Director Dorian Jespers chronicles the sort of frenzy that can take a town and its people when a force beyond themselves asserts its dominance. We return multiple times to a citizen with a megaphone, speaking in non-sequiturs and trying to provoke an audience. In the penultimate scene, our main character actively avoids being touched as a group of girls are ecstatic over his ability to open their car for him.

COVID-allegory or not, SUN DOG taps into what it feels like to try and outlast the longest period of existential confinement of your life. In a stunning final scene, a cathartic purge hits the locksmith and the viewer, with a twist of a surprise. Sublime or apocalyptic? Jespers lets you choose.

Another film that lives in the night is MONSTER GOD, an Argentenian short and big winner at this year’s Cannes. This eerie, transporting short works mostly in obscurity, where a small town is menaced by a mysterious red-orbed power that visits power lines each night and results in the disappearance of a town member. Icons of modern ingenuity (power lines, electricity) clash with those of nature and agricultural domesticity (herds of cows, open land).

Director Augustina San Martin creates a nightscape that, unlike SUN DOG’s committed realism, traffics in gothic haze and Dickensian fog. While SUN DOG was in some ways about the human spirit, about running out the night, MONSTER GOD is about succumbing to the darkest, most unknown aspects of that very same phenomenon.

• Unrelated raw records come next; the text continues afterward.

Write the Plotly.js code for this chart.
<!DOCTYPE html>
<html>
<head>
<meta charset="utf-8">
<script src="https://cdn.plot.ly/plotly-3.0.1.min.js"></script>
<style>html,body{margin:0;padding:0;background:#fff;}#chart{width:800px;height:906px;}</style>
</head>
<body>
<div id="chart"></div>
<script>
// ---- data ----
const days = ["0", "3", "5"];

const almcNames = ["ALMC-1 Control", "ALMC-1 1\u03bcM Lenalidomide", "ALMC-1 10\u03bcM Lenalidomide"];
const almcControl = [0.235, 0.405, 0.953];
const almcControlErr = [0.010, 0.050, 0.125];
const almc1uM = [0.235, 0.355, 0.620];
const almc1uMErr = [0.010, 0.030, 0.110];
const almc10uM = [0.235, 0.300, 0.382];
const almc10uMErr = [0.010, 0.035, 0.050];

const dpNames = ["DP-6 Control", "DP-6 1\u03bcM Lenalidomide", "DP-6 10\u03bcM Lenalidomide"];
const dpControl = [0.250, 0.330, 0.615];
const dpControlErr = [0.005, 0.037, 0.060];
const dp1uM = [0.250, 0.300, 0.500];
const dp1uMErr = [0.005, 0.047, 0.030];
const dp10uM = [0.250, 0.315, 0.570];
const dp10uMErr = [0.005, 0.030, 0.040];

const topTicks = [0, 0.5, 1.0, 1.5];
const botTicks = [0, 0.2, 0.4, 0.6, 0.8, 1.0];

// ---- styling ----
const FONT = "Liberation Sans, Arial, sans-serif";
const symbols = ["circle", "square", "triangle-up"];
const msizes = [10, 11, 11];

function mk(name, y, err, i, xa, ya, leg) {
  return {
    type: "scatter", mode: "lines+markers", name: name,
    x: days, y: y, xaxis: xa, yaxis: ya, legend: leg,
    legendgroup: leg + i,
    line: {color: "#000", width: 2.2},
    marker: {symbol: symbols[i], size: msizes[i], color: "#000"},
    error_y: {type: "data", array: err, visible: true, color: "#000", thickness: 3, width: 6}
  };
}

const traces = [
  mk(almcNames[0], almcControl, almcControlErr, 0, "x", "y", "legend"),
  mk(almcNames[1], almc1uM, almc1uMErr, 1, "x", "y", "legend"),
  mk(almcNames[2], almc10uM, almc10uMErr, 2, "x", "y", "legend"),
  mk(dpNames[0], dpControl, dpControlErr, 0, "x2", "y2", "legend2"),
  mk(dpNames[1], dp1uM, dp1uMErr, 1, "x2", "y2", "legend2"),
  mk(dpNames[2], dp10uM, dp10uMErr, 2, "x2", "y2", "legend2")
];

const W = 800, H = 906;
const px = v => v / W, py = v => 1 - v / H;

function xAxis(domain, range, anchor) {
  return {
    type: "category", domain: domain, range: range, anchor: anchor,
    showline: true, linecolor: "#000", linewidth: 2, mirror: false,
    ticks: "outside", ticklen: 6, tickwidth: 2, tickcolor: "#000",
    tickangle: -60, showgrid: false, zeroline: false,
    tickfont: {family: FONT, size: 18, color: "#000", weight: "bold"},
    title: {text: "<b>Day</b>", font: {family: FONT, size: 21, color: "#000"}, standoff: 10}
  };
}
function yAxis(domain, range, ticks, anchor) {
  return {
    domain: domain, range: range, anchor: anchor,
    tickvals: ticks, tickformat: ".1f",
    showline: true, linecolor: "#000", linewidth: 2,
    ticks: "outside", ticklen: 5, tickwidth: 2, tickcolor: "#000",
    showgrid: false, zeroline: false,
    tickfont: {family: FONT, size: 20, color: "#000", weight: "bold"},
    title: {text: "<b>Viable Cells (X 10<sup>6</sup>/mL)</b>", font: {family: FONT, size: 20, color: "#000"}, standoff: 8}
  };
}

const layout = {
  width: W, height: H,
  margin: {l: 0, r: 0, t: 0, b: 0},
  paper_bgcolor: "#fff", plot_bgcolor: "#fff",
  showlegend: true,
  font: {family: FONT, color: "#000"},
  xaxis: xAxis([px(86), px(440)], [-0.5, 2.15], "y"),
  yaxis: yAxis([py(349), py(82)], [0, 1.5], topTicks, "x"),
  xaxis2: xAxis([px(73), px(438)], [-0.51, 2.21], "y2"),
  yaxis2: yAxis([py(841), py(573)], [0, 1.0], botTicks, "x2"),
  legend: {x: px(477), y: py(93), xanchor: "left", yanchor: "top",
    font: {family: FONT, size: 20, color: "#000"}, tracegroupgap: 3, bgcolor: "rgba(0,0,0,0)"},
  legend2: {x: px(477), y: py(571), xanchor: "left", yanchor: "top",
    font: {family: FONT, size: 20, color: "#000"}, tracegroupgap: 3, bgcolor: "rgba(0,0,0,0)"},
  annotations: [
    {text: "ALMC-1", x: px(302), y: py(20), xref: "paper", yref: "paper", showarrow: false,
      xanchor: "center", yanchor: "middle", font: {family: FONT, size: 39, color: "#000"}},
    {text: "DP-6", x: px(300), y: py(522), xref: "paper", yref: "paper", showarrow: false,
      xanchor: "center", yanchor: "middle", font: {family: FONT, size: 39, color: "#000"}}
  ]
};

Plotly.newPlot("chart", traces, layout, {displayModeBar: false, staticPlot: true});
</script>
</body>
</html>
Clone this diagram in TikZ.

It’s a real mood piece with touches of the avant-garde.

To Laugh, To Cry, Or To Sweat It Out

Tensions rise in this slow-burn test of the human spirit, EXAM.

The only outright humorous short in the bunch, though a hard-edged, satirical one at that, is WONG PING’S FABLES 2. Using the structure (and at times absurd logic) of a fable and the design elements of a retro video game, the eponymous director guides us through two “morality” tales of greed, glutton and the strictures of a market economy.

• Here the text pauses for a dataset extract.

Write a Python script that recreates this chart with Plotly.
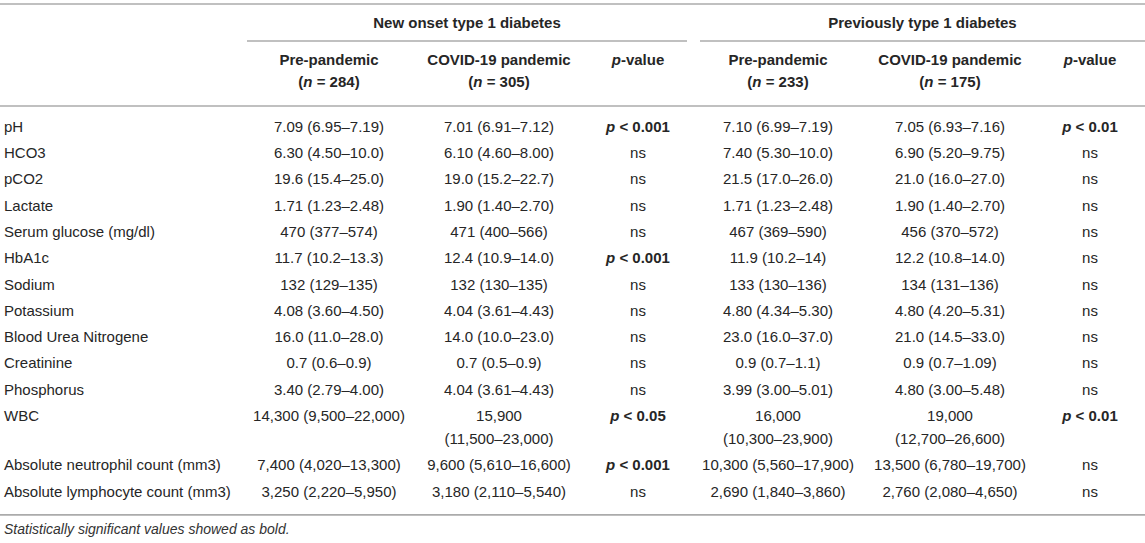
import plotly.graph_objects as go

# table content
row_labels = ["pH", "HCO3", "pCO2", "Lactate", "Serum glucose (mg/dl)", "HbA1c", "Sodium",
              "Potassium", "Blood Urea Nitrogene", "Creatinine", "Phosphorus", "WBC",
              "Absolute neutrophil count (mm3)", "Absolute lymphocyte count (mm3)"]

new_pre = ["7.09 (6.95–7.19)", "6.30 (4.50–10.0)", "19.6 (15.4–25.0)", "1.71 (1.23–2.48)",
           "470 (377–574)", "11.7 (10.2–13.3)", "132 (129–135)", "4.08 (3.60–4.50)",
           "16.0 (11.0–28.0)", "0.7 (0.6–0.9)", "3.40 (2.79–4.00)", "14,300 (9,500–22,000)",
           "7,400 (4,020–13,300)", "3,250 (2,220–5,950)"]
new_covid = ["7.01 (6.91–7.12)", "6.10 (4.60–8.00)", "19.0 (15.2–22.7)", "1.90 (1.40–2.70)",
             "471 (400–566)", "12.4 (10.9–14.0)", "132 (130–135)", "4.04 (3.61–4.43)",
             "14.0 (10.0–23.0)", "0.7 (0.5–0.9)", "4.04 (3.61–4.43)", "15,900<br>(11,500–23,000)",
             "9,600 (5,610–16,600)", "3,180 (2,110–5,540)"]
new_p = ["p < 0.001", "ns", "ns", "ns", "ns", "p < 0.001", "ns", "ns", "ns", "ns", "ns",
         "p < 0.05", "p < 0.001", "ns"]

prev_pre = ["7.10 (6.99–7.19)", "7.40 (5.30–10.0)", "21.5 (17.0–26.0)", "1.71 (1.23–2.48)",
            "467 (369–590)", "11.9 (10.2–14)", "133 (130–136)", "4.80 (4.34–5.30)",
            "23.0 (16.0–37.0)", "0.9 (0.7–1.1)", "3.99 (3.00–5.01)", "16,000<br>(10,300–23,900)",
            "10,300 (5,560–17,900)", "2,690 (1,840–3,860)"]
prev_covid = ["7.05 (6.93–7.16)", "6.90 (5.20–9.75)", "21.0 (16.0–27.0)", "1.90 (1.40–2.70)",
              "456 (370–572)", "12.2 (10.8–14.0)", "134 (131–136)", "4.80 (4.20–5.31)",
              "21.0 (14.5–33.0)", "0.9 (0.7–1.09)", "4.80 (3.00–5.48)", "19,000<br>(12,700–26,600)",
              "13,500 (6,780–19,700)", "2,760 (2,080–4,650)"]
prev_p = ["p < 0.01", "ns", "ns", "ns", "ns", "ns", "ns", "ns", "ns", "ns", "ns",
          "p < 0.01", "ns", "ns"]

group_titles = ["New onset type 1 diabetes", "Previously type 1 diabetes"]
col_titles = ["Pre-pandemic", "COVID-19 pandemic", "p-value",
              "Pre-pandemic", "COVID-19 pandemic", "p-value"]
col_counts = [284, 305, None, 233, 175, None]
footnote = "Statistically significant values showed as bold."

# geometry (pixels, y measured downward)
W, H = 1145, 543
col_x = [329, 499, 638, 778, 950, 1090]
label_x = 4
row_top = 128
row_pitch = 26.3
line_pitch = 23
text_color = "#262626"
rule_color = "#ababab"
font = "Liberation Sans, Arial, Helvetica, sans-serif"


def fmt_p(s):
    if s.startswith("p"):
        return "<b><i>p</i> &lt; " + s.split("<")[1].strip() + "</b>"
    return s


columns = [new_pre, new_covid, [fmt_p(s) for s in new_p],
           prev_pre, prev_covid, [fmt_p(s) for s in prev_p]]

# row y positions from the number of lines in each row
row_y = []
y = row_top
for i in range(len(row_labels)):
    row_y.append(y)
    n_lines = max(len(c[i].split("<br>")) for c in columns)
    y += row_pitch + (n_lines - 1) * line_pitch
last_line_y = row_y[-1]

fig = go.Figure()

# row labels
fig.add_trace(go.Scatter(
    x=[label_x] * len(row_labels), y=row_y, text=row_labels,
    mode="text", textposition="middle right",
    textfont=dict(family=font, size=15, color=text_color),
    hoverinfo="skip", showlegend=False))

# body cells, one point per text line
for cx, col in zip(col_x, columns):
    xs, ys, ts = [], [], []
    for ry, cell in zip(row_y, col):
        for k, part in enumerate(cell.split("<br>")):
            xs.append(cx)
            ys.append(ry + k * line_pitch)
            ts.append(part)
    fig.add_trace(go.Scatter(
        x=xs, y=ys, text=ts, mode="text", textposition="middle center",
        textfont=dict(family=font, size=15, color=text_color),
        hoverinfo="skip", showlegend=False))

# column headers
hx, hy, ht = [], [], []
for cx, title, n in zip(col_x, col_titles, col_counts):
    if title == "p-value":
        title = "<i>p</i>-value"
    hx.append(cx); hy.append(61); ht.append("<b>" + title + "</b>")
    if n is not None:
        hx.append(cx); hy.append(83); ht.append("<b>(<i>n</i> = %d)</b>" % n)
fig.add_trace(go.Scatter(
    x=hx, y=hy, text=ht, mode="text", textposition="middle center",
    textfont=dict(family=font, size=15, color=text_color),
    hoverinfo="skip", showlegend=False))

# group headers
group_spans = [(247, 687), (700, W)]
fig.add_trace(go.Scatter(
    x=[(a + b) / 2 for a, b in group_spans], y=[24, 24],
    text=["<b>" + g + "</b>" for g in group_titles],
    mode="text", textposition="middle center",
    textfont=dict(family=font, size=15, color=text_color),
    hoverinfo="skip", showlegend=False))

# footnote
fig.add_trace(go.Scatter(
    x=[label_x], y=[last_line_y + 38], text=["<i>" + footnote + "</i>"],
    mode="text", textposition="middle right",
    textfont=dict(family=font, size=14, color="#333333"),
    hoverinfo="skip", showlegend=False))

# rules
def rule(x0, x1, yy):
    fig.add_shape(type="line", x0=x0, x1=x1, y0=yy, y1=yy, xref="x", yref="y",
                  line=dict(color=rule_color, width=1.6))

rule(0, W, 4)
for a, b in group_spans:
    rule(a, b, 41)
rule(0, W, 106)
rule(0, W, last_line_y + 22)

fig.update_layout(
    width=W, height=H,
    margin=dict(l=0, r=0, t=0, b=0),
    paper_bgcolor="white", plot_bgcolor="white",
    xaxis=dict(range=[0, W], visible=False, fixedrange=True),
    yaxis=dict(range=[H, 0], visible=False, fixedrange=True),
)

# drop the default page margin so the figure sits at the window origin
fig.write_html("out.html", post_script="document.body.style.margin='0';",
               config={"displayModeBar": False})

It’s funniest moments also come at its truest moments (which can be seen as its saddest moments). The story of a cow who started as an idealistic revolutionary but through the seemingly best intentions becomes a primary function of greed is tragic, inevitable and yet hilariously rendered in its visual representations. Beneath the crazy creativity on display are some hard truths about labor and the sacrifices (both literally and figuratively) that working class subjects (cows, rabbits or humans) must make to press through life.

This sobering truth of the lengths those in need will go to to make of themselves in life is picked up in Iran’s award-winning EXAM. Director Sonia K. Hadad takes us through a social realist thrill ride as we follow a teenage girl who’s been expected to transport cocaine but ends up having to bring it with her to her classroom. When random backpack checks begin, the drama really ratchets up. Exhibiting the limits of the human spirit (and the human body), actress Sadaf Asgari commits to screen a microcosm of the literal and metaphorical forces bearing down on women in the Middle East and around the world. Being tossed here to go there to find this to secure that, EXAM puts the audience through a test of adversity and willpower.

Just Show Us Already

Haunting black and white images follow you in THE EYES OF SUMMER.

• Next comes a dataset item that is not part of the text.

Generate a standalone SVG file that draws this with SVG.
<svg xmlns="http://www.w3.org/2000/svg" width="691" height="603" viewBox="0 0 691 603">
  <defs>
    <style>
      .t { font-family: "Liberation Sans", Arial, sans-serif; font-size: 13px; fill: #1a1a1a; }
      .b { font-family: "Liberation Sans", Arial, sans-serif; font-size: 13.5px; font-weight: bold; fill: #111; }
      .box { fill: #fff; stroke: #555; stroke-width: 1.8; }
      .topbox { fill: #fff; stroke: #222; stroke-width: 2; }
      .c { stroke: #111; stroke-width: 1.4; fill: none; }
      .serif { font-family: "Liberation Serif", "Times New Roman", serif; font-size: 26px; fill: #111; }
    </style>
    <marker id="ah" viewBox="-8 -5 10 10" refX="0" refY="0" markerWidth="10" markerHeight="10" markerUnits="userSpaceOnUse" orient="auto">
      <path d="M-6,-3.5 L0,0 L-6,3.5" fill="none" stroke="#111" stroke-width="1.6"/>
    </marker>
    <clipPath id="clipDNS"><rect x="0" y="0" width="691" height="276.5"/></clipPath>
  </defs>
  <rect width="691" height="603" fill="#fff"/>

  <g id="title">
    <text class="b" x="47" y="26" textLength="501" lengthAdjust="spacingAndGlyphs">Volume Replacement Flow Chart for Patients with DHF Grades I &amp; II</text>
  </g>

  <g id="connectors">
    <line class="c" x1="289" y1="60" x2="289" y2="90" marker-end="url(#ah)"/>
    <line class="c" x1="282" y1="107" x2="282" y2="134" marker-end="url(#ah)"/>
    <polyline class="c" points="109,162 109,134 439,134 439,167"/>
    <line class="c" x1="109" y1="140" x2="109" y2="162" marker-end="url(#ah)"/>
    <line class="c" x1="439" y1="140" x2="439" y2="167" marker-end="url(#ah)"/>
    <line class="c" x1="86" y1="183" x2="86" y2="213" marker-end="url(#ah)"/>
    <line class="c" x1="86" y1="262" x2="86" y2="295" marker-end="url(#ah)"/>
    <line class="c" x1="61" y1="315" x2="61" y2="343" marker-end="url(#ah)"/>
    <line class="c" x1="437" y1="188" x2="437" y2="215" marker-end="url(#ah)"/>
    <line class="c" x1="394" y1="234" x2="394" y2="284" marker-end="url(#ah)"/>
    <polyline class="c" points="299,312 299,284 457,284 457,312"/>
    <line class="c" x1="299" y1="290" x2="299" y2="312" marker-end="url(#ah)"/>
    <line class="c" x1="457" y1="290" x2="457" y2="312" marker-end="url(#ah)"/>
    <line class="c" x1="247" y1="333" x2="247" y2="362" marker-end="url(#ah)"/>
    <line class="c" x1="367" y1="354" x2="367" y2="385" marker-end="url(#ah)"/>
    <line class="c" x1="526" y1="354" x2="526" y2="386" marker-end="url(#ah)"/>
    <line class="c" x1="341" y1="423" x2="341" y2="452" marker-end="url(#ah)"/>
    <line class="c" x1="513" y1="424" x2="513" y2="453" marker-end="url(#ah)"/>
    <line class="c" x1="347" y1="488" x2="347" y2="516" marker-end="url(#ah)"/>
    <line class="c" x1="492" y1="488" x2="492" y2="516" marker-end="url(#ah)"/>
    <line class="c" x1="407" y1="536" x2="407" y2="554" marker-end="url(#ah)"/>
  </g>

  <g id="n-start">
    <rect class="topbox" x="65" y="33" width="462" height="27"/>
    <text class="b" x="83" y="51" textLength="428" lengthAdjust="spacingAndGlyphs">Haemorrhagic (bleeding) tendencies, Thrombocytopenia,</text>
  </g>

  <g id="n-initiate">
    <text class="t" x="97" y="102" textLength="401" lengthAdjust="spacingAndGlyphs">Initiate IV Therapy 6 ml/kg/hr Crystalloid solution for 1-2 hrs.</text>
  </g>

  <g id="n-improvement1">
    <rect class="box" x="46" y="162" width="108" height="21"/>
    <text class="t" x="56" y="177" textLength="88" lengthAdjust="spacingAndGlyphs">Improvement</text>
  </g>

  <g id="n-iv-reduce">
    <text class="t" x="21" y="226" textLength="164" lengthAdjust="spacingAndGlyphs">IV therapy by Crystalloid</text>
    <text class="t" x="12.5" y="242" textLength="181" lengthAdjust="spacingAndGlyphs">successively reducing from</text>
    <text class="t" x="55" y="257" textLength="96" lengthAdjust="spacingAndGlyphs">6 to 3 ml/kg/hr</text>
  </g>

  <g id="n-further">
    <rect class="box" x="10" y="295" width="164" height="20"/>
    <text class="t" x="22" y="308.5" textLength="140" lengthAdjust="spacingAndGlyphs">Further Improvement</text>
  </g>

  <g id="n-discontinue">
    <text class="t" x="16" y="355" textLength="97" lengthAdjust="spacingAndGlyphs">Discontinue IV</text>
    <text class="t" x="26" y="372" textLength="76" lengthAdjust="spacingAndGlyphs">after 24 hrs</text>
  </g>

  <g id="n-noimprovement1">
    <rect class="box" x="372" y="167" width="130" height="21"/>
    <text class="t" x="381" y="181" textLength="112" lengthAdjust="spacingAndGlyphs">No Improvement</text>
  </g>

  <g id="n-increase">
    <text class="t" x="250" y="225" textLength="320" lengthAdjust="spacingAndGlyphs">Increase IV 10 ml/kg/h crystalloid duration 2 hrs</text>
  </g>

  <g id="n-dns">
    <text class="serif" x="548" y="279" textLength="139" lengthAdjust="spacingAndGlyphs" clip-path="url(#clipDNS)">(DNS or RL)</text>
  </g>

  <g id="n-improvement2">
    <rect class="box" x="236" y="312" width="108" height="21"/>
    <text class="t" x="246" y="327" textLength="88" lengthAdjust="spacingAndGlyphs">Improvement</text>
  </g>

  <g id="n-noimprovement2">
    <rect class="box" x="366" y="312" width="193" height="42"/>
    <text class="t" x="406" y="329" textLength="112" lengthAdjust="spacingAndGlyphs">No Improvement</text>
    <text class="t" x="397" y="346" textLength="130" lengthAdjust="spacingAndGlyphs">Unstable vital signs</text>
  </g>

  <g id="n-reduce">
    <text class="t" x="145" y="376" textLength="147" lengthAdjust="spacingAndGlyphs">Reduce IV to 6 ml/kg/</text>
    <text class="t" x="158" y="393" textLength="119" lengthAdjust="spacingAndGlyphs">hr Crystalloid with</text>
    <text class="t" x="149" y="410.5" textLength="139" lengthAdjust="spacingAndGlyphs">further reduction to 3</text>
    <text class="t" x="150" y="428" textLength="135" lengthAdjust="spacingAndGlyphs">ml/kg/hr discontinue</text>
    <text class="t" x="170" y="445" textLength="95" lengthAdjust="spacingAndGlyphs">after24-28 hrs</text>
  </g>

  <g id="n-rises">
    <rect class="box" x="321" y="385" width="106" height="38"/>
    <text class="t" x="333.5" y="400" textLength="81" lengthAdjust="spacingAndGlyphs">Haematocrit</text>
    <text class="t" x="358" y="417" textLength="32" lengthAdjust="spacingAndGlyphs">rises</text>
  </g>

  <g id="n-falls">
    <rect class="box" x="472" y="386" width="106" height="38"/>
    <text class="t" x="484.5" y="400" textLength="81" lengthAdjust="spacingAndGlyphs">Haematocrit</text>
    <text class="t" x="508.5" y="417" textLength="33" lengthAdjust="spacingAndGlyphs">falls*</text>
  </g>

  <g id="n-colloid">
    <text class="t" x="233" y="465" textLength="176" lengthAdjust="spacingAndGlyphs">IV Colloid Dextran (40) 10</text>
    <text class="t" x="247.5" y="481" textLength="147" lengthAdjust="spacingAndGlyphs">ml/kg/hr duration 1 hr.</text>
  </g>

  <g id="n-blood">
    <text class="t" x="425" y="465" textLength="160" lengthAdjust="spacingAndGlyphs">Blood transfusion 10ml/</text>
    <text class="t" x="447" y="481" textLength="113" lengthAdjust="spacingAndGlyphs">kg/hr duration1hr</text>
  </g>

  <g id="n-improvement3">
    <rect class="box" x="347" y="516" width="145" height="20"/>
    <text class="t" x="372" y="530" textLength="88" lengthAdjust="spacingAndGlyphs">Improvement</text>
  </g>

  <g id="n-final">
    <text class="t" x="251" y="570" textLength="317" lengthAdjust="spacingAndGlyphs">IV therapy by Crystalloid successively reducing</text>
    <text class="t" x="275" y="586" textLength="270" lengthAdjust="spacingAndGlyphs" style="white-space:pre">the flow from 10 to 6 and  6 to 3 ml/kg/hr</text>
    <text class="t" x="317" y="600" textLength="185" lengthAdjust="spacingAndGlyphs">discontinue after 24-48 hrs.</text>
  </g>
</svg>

Somehow the most straightforward and the most elusive of the films in Program 1, THE EYES OF SUMMER is a transcendental meditation on generational pain civil war in Sri Lanka. While rooted in very specific events, this is very far from a history lesson. Shot in a haunting black and white and edited to cut between spaces, places and planes of time, one never feels quite settled or comfortable in where they are. Director Rajee Samarasinghe does perhaps the hardest job a director can by just showing us images, camera movements, subjects’ faces and bodies on screen and trusting the audience to make psychical connections. No commentary, no critique, no generic conventions. Just free-floating thought in the way only cinema can deliver it.

If you feel unresolved from THE EYES OF SUMMER, it’s probably because it’s still doing its work in you. Like a summer day, the light will linger in your mind’s eye. You may not even remember all you watched, but you’ll definitely remember THAT you watched, and that you witnessed.